Eduardo Bonzatto
Colunista
Política 29/Fev/2024 às 23:22 COMENTÁRIOS
Política

Argumentum Ad Hominem

Eduardo Bonzatto Eduardo Bonzatto
Publicado em 29 Fev, 2024 às 23h22
era mais superficial da modernidade

Eduardo Bonzatto*, Pragmatismo Político

Esse tipo de falácia tem por objetivo atingir a pessoa que expressou (contra o homem) o argumento. Um exemplo: quando alguém diz, Sou a favor da descriminalização das drogas. A pessoa que ouve a frase responde: Só sendo uma usuária de drogas para ser a favor dessa ideia.

Vivenciamos a era mais superficial da modernidade. E esse é um problema bioquímico.

Metabolismo é o conjunto de transformações que as substâncias químicas sofrem no interior dos organismos vivos.

A expressão metabolismo celular é usada em referência ao conjunto de todas as reações químicas que ocorrem nas células.

Einstein dizia que quem não pensa opera pela coluna espinhal. Isso é parcialmente verídico quando tentamos entender os caminhos do pensamento atual.

A modernidade ocidental colonizadora nasceu sob dois prismas difusos. De um lado, a escatologia cristã e de outro a moralidade do certo e do errado.

A escatologia cristã naturalizou que o futuro será premiado ou punido àqueles que caminham sob o prisma moral.

Faça o bem, e terá a glória de deus no apocalipse. Faça o mal e será punido pelo inferno.
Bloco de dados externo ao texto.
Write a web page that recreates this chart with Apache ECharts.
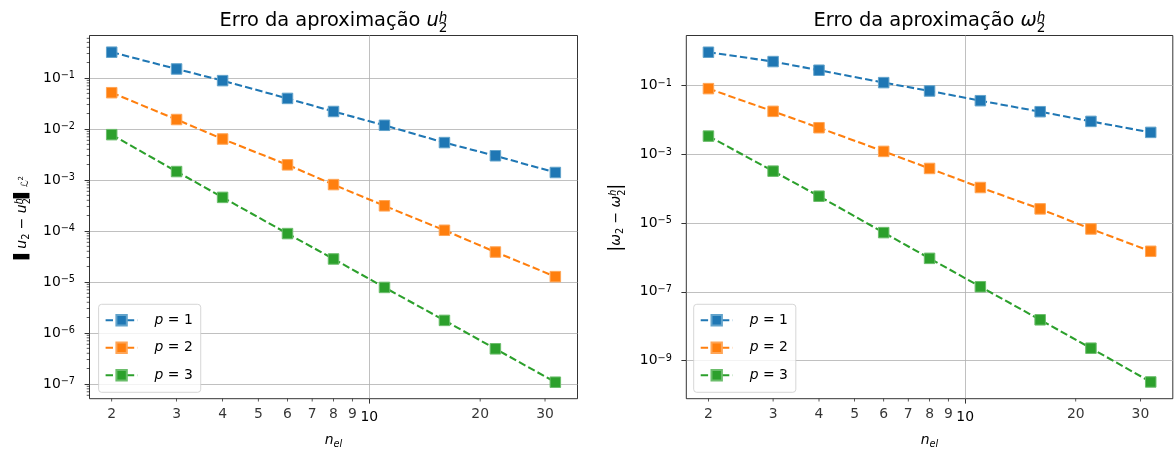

Vivemos sob esse determinismo colonial até hoje, sem questionarmos as bases teleológicas ou morais. Nossa racionalidade se constituiu assim, aprisionada, limitada, acanhada para que não pudéssemos voar sob as cidades constrangedoras que o novo mundo estava a construir. Há muito mais do que cidades no mundo.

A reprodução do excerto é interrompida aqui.